The EU agreement would set catch limits at FMSY by 2015 where possible, and by 2020 in other cases. It has also promised to move to BMSY, but without a firm date, to the chagrin of conservationists. “That’s one of the unfortunate things,” says Saskia Richartz, fisheries policy director for Brussels-based Greenpeace EU. Richartz also worries that EU ministers will have the final say in setting catch limits and may not stick to the science. “It now says in the text very clearly [ministers] must stick to scientific advice,” says Richartz. But “it remains hope rather than certainty” that ministers will honour the FMSY targets set by scientists.
Rainer Froese, a marine ecologist at the GEOMAR Helmholtz Center for Ocean Research in Kiel, Germany, is also not entirely pleased with the agreement. He says that the council has won a loophole in the ‘discard ban’, in that some fishermen will still be able to throw back up to 5% of their catches. Critics also say that the 5% exemption will make excessive discarding difficult to enforce, because it will be hard to prove that fishing operations, caught in the act of throwing animals back into the sea, are exceeding their quota.

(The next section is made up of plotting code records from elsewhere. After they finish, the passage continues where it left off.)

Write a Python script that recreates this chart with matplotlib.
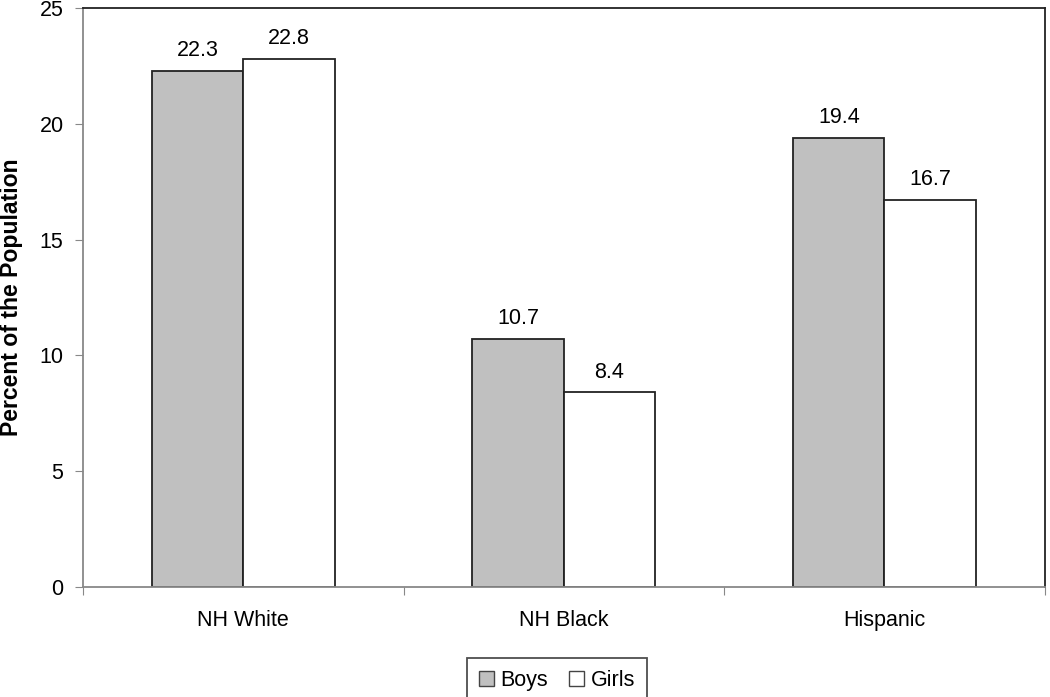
import matplotlib
matplotlib.use("Agg")
import matplotlib.pyplot as plt
import numpy as np

categories = ["NH White", "NH Black", "Hispanic"]
boys = [22.3, 10.7, 19.4]
girls = [22.8, 8.4, 16.7]
series_names = ["Boys", "Girls"]
yticks = [0, 5, 10, 15, 20, 25]

plt.rcParams['font.family'] = ['Liberation Sans', 'DejaVu Sans']

fig = plt.figure(figsize=(10.5, 6.97), dpi=100)
ax = fig.add_axes([0.079, 0.158, 0.916, 0.8305])

x = np.arange(len(categories))
w = 0.285
b1 = ax.bar(x - w/2, boys, w, color="#c0c0c0", edgecolor="#222222", linewidth=1.3, label=series_names[0])
b2 = ax.bar(x + w/2, girls, w, color="white", edgecolor="#222222", linewidth=1.3, label=series_names[1])

for bars, vals in ((b1, boys), (b2, girls)):
    for r, v in zip(bars, vals):
        ax.annotate(f"{v:.1f}", (r.get_x() + r.get_width()/2, v), xytext=(0, 7),
                    textcoords="offset points", ha="center", va="bottom", fontsize=15.5)

ax.set_xlim(-0.5, 2.5)
ax.set_ylim(0, 25)
ax.set_yticks(yticks)
ax.set_yticklabels([str(t) for t in yticks], fontsize=15.5)
ax.set_xticks([-0.5, 0.5, 1.5, 2.5])
ax.set_xticklabels([])
ax.set_xticks(x, minor=True)
ax.set_xticklabels(categories, minor=True, fontsize=15.5)
ax.tick_params(axis="x", which="minor", length=0, pad=17)
ax.tick_params(axis="x", which="major", direction="out", length=6, color="#888888")
ax.tick_params(axis="y", direction="out", length=6, color="#888888", pad=8)

for s in ("left", "bottom"):
    ax.spines[s].set_color("#888888")
    ax.spines[s].set_linewidth(1.3)
for s in ("top", "right"):
    ax.spines[s].set_color("#222222")
    ax.spines[s].set_linewidth(1.3)

ax.set_ylabel("Percent of the Population", fontsize=16.6, fontweight="bold", labelpad=12)

leg = ax.legend(loc="upper center", bbox_to_anchor=(0.4927, -0.1044), ncol=2, frameon=True,
                fancybox=False, edgecolor="#222222", fontsize=15.5, handlelength=0.7,
                handleheight=0.7, handletextpad=0.3, columnspacing=1.0, borderpad=0.55)
leg.get_frame().set_linewidth(1.3)
for h in leg.legend_handles:
    h.set_edgecolor("#444444")
    h.set_linewidth(1.0)

fig.savefig("out.png", dpi=100)
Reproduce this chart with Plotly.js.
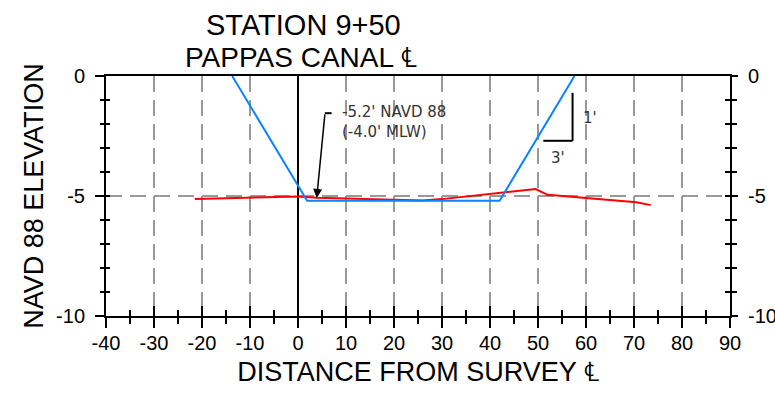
<!DOCTYPE html>
<html>
<head>
<meta charset="utf-8">
<script src="https://cdn.plot.ly/plotly-3.0.1.min.js"></script>
<style>html,body{margin:0;padding:0;background:#fff;}#chart{width:775px;height:403px;}</style>
</head>
<body>
<div id="chart"></div>
<script>
// Design section (template) – blue
const designX = [-13.7, 1.9, 42.0, 57.6];
const designY = [0, -5.2, -5.2, 0];
// Existing ground survey – red
const groundX = [-21.5, 0, 4, 17, 26, 30, 40, 49.5, 52, 70.5, 73.5];
const groundY = [-5.12, -5.02, -5.07, -5.15, -5.19, -5.13, -4.9, -4.71, -4.95, -5.26, -5.38];

// Tick labels (plain hyphen minus, as in the drawing)
const xTickVals = [-40, -30, -20, -10, 0, 10, 20, 30, 40, 50, 60, 70, 80, 90];
const xTickText = ['-40', '-30', '-20', '-10', '0', '10', '20', '30', '40', '50', '60', '70', '80', '90'];
const yTickVals = [0, -5, -10];
const yTickText = ['0', '-5', '-10'];

const titleLines = ["STATION 9+50", "PAPPAS CANAL \u2104"];
const xTitle = "DISTANCE FROM SURVEY \u2104";
const yTitle = "NAVD 88 ELEVATION";
const calloutText = ["-5.2' NAVD 88", "(-4.0' MLW)"];
const calloutPoint = [3.9, -5.08];
const slopeLabels = ["1'", "3'"];
const xRange = [-40, 90];
const yRange = [-10, 0];

const FONT = "Liberation Sans, Arial, sans-serif";
const NOTE = "DejaVu Sans, Verdana, sans-serif";

const traces = [
  {x: groundX, y: groundY, type: 'scatter', mode: 'lines', line: {color: '#ff0000', width: 2}, hoverinfo: 'skip', showlegend: false},
  {x: designX, y: designY, type: 'scatter', mode: 'lines', line: {color: '#0a84ff', width: 2}, hoverinfo: 'skip', showlegend: false},
  {x: [], y: [], xaxis: 'x2', yaxis: 'y3', type: 'scatter', showlegend: false, hoverinfo: 'skip'},
  {x: [], y: [], xaxis: 'x', yaxis: 'y2', type: 'scatter', showlegend: false, hoverinfo: 'skip'},
  {x: [], y: [], xaxis: 'x', yaxis: 'y4', type: 'scatter', showlegend: false, hoverinfo: 'skip'}
];

const tickFont = {family: FONT, size: 20, color: '#000'};

const layout = {
  width: 775, height: 403,
  margin: {l: 106, r: 45, t: 76, b: 87},
  paper_bgcolor: '#fff', plot_bgcolor: '#fff',
  showlegend: false,
  font: {family: FONT, color: '#000'},
  xaxis: {
    range: xRange, tickmode: 'array', tickvals: xTickVals, ticktext: xTickText,
    ticks: 'outside', ticklen: 10, tickwidth: 2, tickcolor: '#000',
    minor: {tickmode: 'linear', tick0: 0, dtick: 5, ticks: 'outside', ticklen: 6, tickwidth: 1.5, tickcolor: '#000', showgrid: false},
    showgrid: true, gridcolor: '#999', gridwidth: 2, griddash: '16px,8px',
    zeroline: true, zerolinecolor: '#000', zerolinewidth: 2,
    showline: true, linecolor: '#000', linewidth: 2, mirror: true,
    tickfont: tickFont, ticklabelstandoff: -2,
    title: {text: xTitle, font: {family: FONT, size: 27, color: '#000'}, standoff: 9}
  },
  xaxis2: {
    range: xRange, tickmode: 'array', tickvals: xTickVals, overlaying: 'x', anchor: 'y', side: 'bottom',
    ticks: 'inside', ticklen: 10, tickwidth: 2, tickcolor: '#000',
    minor: {tickmode: 'linear', tick0: 0, dtick: 5, ticks: 'inside', ticklen: 6, tickwidth: 1.5, tickcolor: '#000', showgrid: false},
    showticklabels: false, showgrid: false, zeroline: false, showline: false
  },
  yaxis: {
    range: yRange, tickmode: 'array', tickvals: yTickVals, ticktext: yTickText,
    ticks: 'outside', ticklen: 9, tickwidth: 2, tickcolor: '#000',
    minor: {tickmode: 'linear', tick0: 0, dtick: 1, ticks: 'outside', ticklen: 4, tickwidth: 1.5, tickcolor: '#000', showgrid: false},
    showgrid: true, gridcolor: '#999', gridwidth: 2, griddash: '16px,8px',
    zeroline: false,
    showline: true, linecolor: '#000', linewidth: 2,
    tickfont: tickFont, ticklabelstandoff: 6,
    title: {text: yTitle, font: {family: FONT, size: 27, color: '#000'}, standoff: 5}
  },
  yaxis2: {
    range: yRange, tickmode: 'array', tickvals: yTickVals, ticktext: yTickText, overlaying: 'y', side: 'right', anchor: 'x',
    ticks: 'outside', ticklen: 6, tickwidth: 2, tickcolor: '#000',
    minor: {tickmode: 'linear', tick0: 0, dtick: 1, ticks: 'outside', ticklen: 5, tickwidth: 1.5, tickcolor: '#000', showgrid: false},
    showgrid: false, zeroline: false,
    showline: true, linecolor: '#000', linewidth: 2,
    tickfont: tickFont, ticklabelstandoff: 6
  },
  yaxis3: {
    range: yRange, tickmode: 'array', tickvals: yTickVals, overlaying: 'y', side: 'left', anchor: 'x2',
    ticks: 'inside', ticklen: 4, tickwidth: 2, tickcolor: '#000',
    minor: {tickmode: 'linear', tick0: 0, dtick: 1, ticks: 'inside', ticklen: 4, tickwidth: 1.5, tickcolor: '#000', showgrid: false},
    showticklabels: false, showgrid: false, zeroline: false, showline: false
  },
  yaxis4: {
    range: yRange, tickmode: 'array', tickvals: yTickVals, overlaying: 'y', side: 'right', anchor: 'x',
    ticks: 'inside', ticklen: 5, tickwidth: 2, tickcolor: '#000',
    minor: {tickmode: 'linear', tick0: 0, dtick: 1, ticks: 'inside', ticklen: 5, tickwidth: 1.5, tickcolor: '#000', showgrid: false},
    showticklabels: false, showgrid: false, zeroline: false, showline: false
  },
  shapes: [
    // callout leader tick
    {type: 'line', xref: 'x', yref: 'y', x0: 5.6, x1: 7.0, y0: -1.55, y1: -1.55, line: {color: '#000', width: 2}},
    // slope triangle
    {type: 'line', xref: 'x', yref: 'y', x0: 57.2, x1: 57.2, y0: -0.7, y1: -2.7, line: {color: '#000', width: 2}},
    {type: 'line', xref: 'x', yref: 'y', x0: 51.1, x1: 57.2, y0: -2.7, y1: -2.7, line: {color: '#000', width: 2}}
  ],
  annotations: [
    {xref: 'paper', yref: 'paper', x: 0.316, y: 1 + (76 - 25) / 240, xanchor: 'center', yanchor: 'middle',
     text: titleLines[0], showarrow: false, font: {family: FONT, size: 29, color: '#000'}},
    {xref: 'paper', yref: 'paper', x: 0.313, y: 1 + (76 - 57) / 240, xanchor: 'center', yanchor: 'middle',
     text: titleLines[1], showarrow: false, font: {family: FONT, size: 28, color: '#000'}},
    {xref: 'x', yref: 'y', x: calloutPoint[0], y: calloutPoint[1], ax: 8.3, ay: -85, axref: 'pixel', ayref: 'pixel',
     text: '', showarrow: true, arrowhead: 2, arrowsize: 1.2, arrowwidth: 1.5, arrowcolor: '#000', standoff: 0},
    {xref: 'x', yref: 'y', x: 8.8, y: -1.9, xanchor: 'left', yanchor: 'middle', align: 'left',
     text: calloutText.join('<br>'), showarrow: false, font: {family: NOTE, size: 15, color: '#333'}},
    {xref: 'x', yref: 'y', x: 59.0, y: -1.74, xanchor: 'left', yanchor: 'middle',
     text: slopeLabels[0], showarrow: false, font: {family: NOTE, size: 15, color: '#333'}},
    {xref: 'x', yref: 'y', x: 54.1, y: -3.4, xanchor: 'center', yanchor: 'middle',
     text: slopeLabels[1], showarrow: false, font: {family: NOTE, size: 15, color: '#333'}}
  ]
};

Plotly.newPlot('chart', traces, layout, {staticPlot: true, displayModeBar: false});
</script>
</body>
</html>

Froese also worries about the willingness of member states to set catch limits in line with FMSY, and says that there will be pressure on scientists to increase their estimates of FMSY in a way that benefits the industry. His own research suggests that the fisheries for some stocks, such as the North Sea cod, will need to be closed altogether for several years before the population can recover.
Other experts are more positive about the reform, and note that catches in recent years have already moved closer to scientists’ advice. There are even signs that some northeast Atlantic stocks are bouncing back: EU data indicate that the number of overfished stocks — in which more animals are caught than prescribed by FMSY — dropped from 94% in 2005 to 47% in 2012. Some stocks of herring, plaice and haddock are now fished at FMSY levels.
Massimiliano Cardinale, a fisheries researcher at the Swedish University of Agricultural Sciences in Lysekil, says that although some stocks are recovering, the big challenge will be recovering the over-exploited and commercially important top predators such as cod and tuna. Bringing them back would reshape entire ecosystems off Europe’s coasts, he adds.
This will not happen by 2015, and probably not by 2020, says Cardinale, but with a bit more time “the ecosystem might look more like it should do”.